JP Morgan analyst Matthew Boss had upgraded shares of Carnival Corporation to Overweight from Neutral, and raised target prices of Carnival, Royal Caribbean Group and Norwegian Cruise Line Holdings, Ltd (NCLH), Streetinsider.com reports. Shares in listed major cruise shipping groups staged strong gains as a result.
Boss increased the price target on Carnival Corporation stock to $16 from $11 in a note to clients Monday, while he also raised the Royal Caribbean price target to $103 from $100 and the NCLH target to $16 from $15 per share.
At mid-morning US east coast time, shares in Carnival Corporation traded almost 14% higher at $14.89, while Carnival plc in London had gained 11.1% to £10.10. Royal Caribbean was 3.3% higher at $94.33 and NCLH gained 8.8% to trade at $18.69
Boss was cited as saying that his firm hosted senior management meetings with Carnival, Norwegian, and Royal Caribbean as part of its "Come Cruise w/ Us" event in Miami.

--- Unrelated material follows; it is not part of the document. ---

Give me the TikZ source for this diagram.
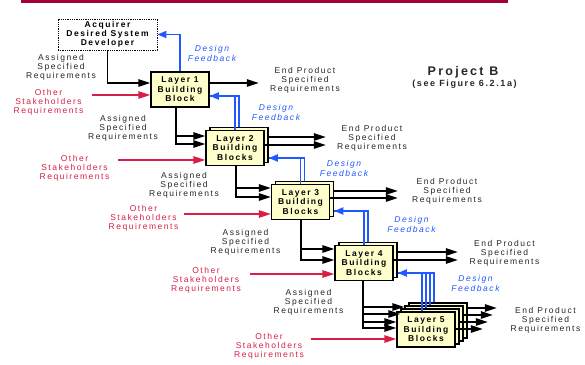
\documentclass[tikz,border=0pt]{standalone}
\usepackage{fontspec}
\setmainfont{Liberation Sans}[LetterSpace=18]
\usepackage{xcolor}
\usepackage{tikz}
\usetikzlibrary{positioning, calc, arrows.meta}
\definecolor{boxyellow}{rgb}{1.0, 1.0, 0.8}
\definecolor{fbblue}{rgb}{0.12, 0.35, 1.0}
\definecolor{reqred}{rgb}{0.85, 0.12, 0.27}
\definecolor{barred}{rgb}{0.63, 0.0, 0.22}
\definecolor{txtgray}{rgb}{0.15, 0.15, 0.15}

\tikzset{
  blk/.style={draw, line width=1.5pt, fill=boxyellow, minimum width=58pt, minimum height=35pt, inner sep=0pt, align=center, font=\fontsize{8.5}{9.5}\selectfont\bfseries},
  lbl/.style={align=center, text=txtgray, inner sep=0pt, font=\fontsize{8.5}{9}\selectfont},
  oth/.style={lbl, text=reqred},
  fbk/.style={lbl, text=fbblue, font=\fontsize{8.5}{10}\selectfont\itshape},
  arr/.style={line width=1.5pt, -{Triangle[length=12pt,width=7.5pt]}},
  rarr/.style={arr, reqred},
  fline/.style={line width=1.7pt, fbblue},
  farr/.style={fline, -{Triangle[length=9pt,width=7pt]}}
}

\begin{document}
\begin{tikzpicture}[x=1pt, y=-1pt]
\useasboundingbox (0,0) rectangle (585,364);
\fill[barred] (21,0) rectangle (508,3);

\node[draw, densely dotted, line width=0.8pt, minimum width=99pt, minimum height=31pt, inner sep=0pt, align=center, font=\fontsize{8.5}{9}\selectfont\bfseries] (acq) at (107.5,34.5) {Acquirer\\Desired System\\Developer};

\node[blk] (L1) at (180,89.5) {Layer 1\\Building\\Block};
\node[blk] (L2b) at (239,145) {};
\node[blk] (L2) at (235,148) {Layer 2\\Building\\Blocks};
\node[blk] (L3b) at (304.5,199) {};
\node[blk] (L3) at (300.5,202) {Layer 3\\Building\\Blocks};
\node[blk] (L4b) at (368,260) {};
\node[blk] (L4) at (364,263) {Layer 4\\Building\\Blocks};
\node[blk] (L5c) at (438,320.5) {};
\node[blk] (L5b) at (434,323.5) {};
\node[blk] (L5a) at (430,326.5) {};
\node[blk] (L5) at (426,329.5) {Layer 5\\Building\\Blocks};

\node[font=\fontsize{12.5}{12.5}\selectfont\bfseries, text=txtgray] (title) at (463,72) {Project B};
\node[font=\fontsize{9}{9}\selectfont\bfseries, text=txtgray] (sub) at (464.5,84) {(see Figure 6.2.1a)};

\node[lbl] (as1) at (61,67) {Assigned\\Specified\\Requirements};
\node[oth] (os1) at (48.5,102) {Other\\Stakeholders\\Requirements};
\node[lbl] (as2) at (123,128) {Assigned\\Specified\\Requirements};
\node[oth] (os2) at (74.5,168) {Other\\Stakeholders\\Requirements};
\node[lbl] (as3) at (184,185) {Assigned\\Specified\\Requirements};
\node[oth] (os3) at (143.5,218) {Other\\Stakeholders\\Requirements};
\node[lbl] (as4) at (245.5,242) {Assigned\\Specified\\Requirements};
\node[oth] (os4) at (206,280) {Other\\Stakeholders\\Requirements};
\node[lbl] (as5) at (308.5,302) {Assigned\\Specified\\Requirements};
\node[oth] (os5) at (269,346.5) {Other\\Stakeholders\\Requirements};

\node[lbl] (ep1) at (305,80) {End Product\\Specified\\Requirements};
\node[lbl] (ep2) at (372,138.5) {End Product\\Specified\\Requirements};
\node[lbl] (ep3) at (447,191.5) {End Product\\Specified\\Requirements};
\node[lbl] (ep4) at (504.5,253.5) {End Product\\Specified\\Requirements};
\node[lbl] (ep5) at (545.5,320.5) {End Product\\Specified\\Requirements};

\node[fbk] (df1) at (212,53) {Design\\Feedback};
\node[fbk] (df2) at (276,112) {Design\\Feedback};
\node[fbk] (df3) at (344,168) {Design\\Feedback};
\node[fbk] (df4) at (411.5,224.5) {Design\\Feedback};
\node[fbk] (df5) at (475.5,283.5) {Design\\Feedback};

% assigned requirements down the layers
\draw[arr] (acq.south) |- ($(L1.west)+(0,-6.5)$);
\draw[arr] ($(L1.south)+(-4,0)$) |- ($(L2.west)+(0,-12)$);
\draw[arr] ($(L1.south)+(-4,0)$) |- ($(L2.west)+(0,-4)$);
\draw[arr] ($(L2.south)+(1,0)$) |- ($(L3.west)+(0,-14)$);
\draw[arr] ($(L2.south)+(1,0)$) |- ($(L3.west)+(0,-5)$);
\draw[arr] ($(L3.south)+(0.5,0)$) |- ($(L4.west)+(0,-14)$);
\draw[arr] ($(L3.south)+(0.5,0)$) |- ($(L4.west)+(0,-3)$);
\draw[arr] ($(L4.south)+(-1,0)$) |- ($(L5b.west)+(0,-16.5)$);
\draw[arr] ($(L4.south)+(-1,0)$) |- ($(L5a.west)+(0,-12.5)$);
\draw[arr] ($(L4.south)+(-1,0)$) |- ($(L5.west)+(0,-7.5)$);
\draw[arr] ($(L4.south)+(-1,0)$) |- ($(L5.west)+(0,-1.5)$);

% other stakeholders
\coordinate (o1) at (92,95);
\coordinate (o2) at (118,160);
\coordinate (o3) at (184,214);
\coordinate (o4) at (250,274);
\coordinate (o5) at (311,339);
\draw[rarr] (o1) -- (o1 -| L1.west);
\draw[rarr] (o2) -- (o2 -| L2.west);
\draw[rarr] (o3) -- (o3 -| L3.west);
\draw[rarr] (o4) -- (o4 -| L4.west);
\draw[rarr] (o5) -- (o5 -| L5.west);

% end products
\draw[arr] ($(L1.east)+(0,-6.5)$) -- +(49,0);
\draw[arr] ($(L2b.east)+(0,-8)$) -- +(57,0);
\draw[arr] ($(L2.east)+(0,-3)$) -- +(61,0);
\draw[arr] ($(L3b.east)+(0,-8)$) -- +(63.5,0);
\draw[arr] ($(L3.east)+(0,-4)$) -- +(67.5,0);
\draw[arr] ($(L4b.east)+(0,-8)$) -- +(60,0);
\draw[arr] ($(L4.east)+(0,-3)$) -- +(64,0);
\draw[arr] ($(L5c.east)+(0,-12.5)$) -- +(29,0);
\draw[arr] ($(L5b.east)+(0,-8.5)$) -- +(29,0);
\draw[arr] ($(L5a.east)+(0,-4.5)$) -- +(28,0);
\draw[arr] ($(L5.east)+(0,-0.5)$) -- +(27,0);

% design feedback
\coordinate (f2) at ($(L1.east)+(0,6.5)$);
\coordinate (f3) at ($(L2b.east)+(0,13)$);
\coordinate (f4) at ($(L3b.east)+(0,12)$);
\coordinate (f5) at ($(L4b.east)+(0,13)$);
\draw[farr] (L1.north) |- (acq.east);
\draw[fline] (L2.north) |- (f2);
\draw[farr] (L2b.north) |- (f2);
\draw[fline] (L3.north) |- (f3);
\draw[farr] (L3b.north) |- (f3);
\draw[fline] (L4.north) |- (f4);
\draw[farr] (L4b.north) |- (f4);
\draw[fline] ($(L5.north)+(-4,0)$) |- (f5);
\draw[fline] ($(L5a.north)+(-4,0)$) |- (f5);
\draw[fline] ($(L5b.north)+(-4,0)$) |- (f5);
\draw[farr] ($(L5c.north)+(-4,0)$) |- (f5);
\end{tikzpicture}
\end{document}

"Importantly, the two-fold takeaway from the 'Big 3' was (1) bullish tone on current trends (& 1H24 bookings) with zero signs of momentum slowing (& no change in historical lead indicators) as pent-up loyalist demand a year ago transitions to new-to-cruise strength today and (2) increased balance sheet flexibility w/ ample liquidity for debt pay-down (& no plans for equity issuance across the Big 3)," the analyst reportedly wrote.
He added that a key theme across from the visits was all management teams speaking about continued demand momentum with "no signs of softness cited in any single forward indicator by historical measure."
"Importantly, management teams broadly cited today's booking curve as in the sweet spot (historically, ~6-9 months) providing ~85% visibility into 2023 bookings and ~25% into 2024 as of today by our math (farther out visibility = key difference from our broader retail coverage)," the report concluded.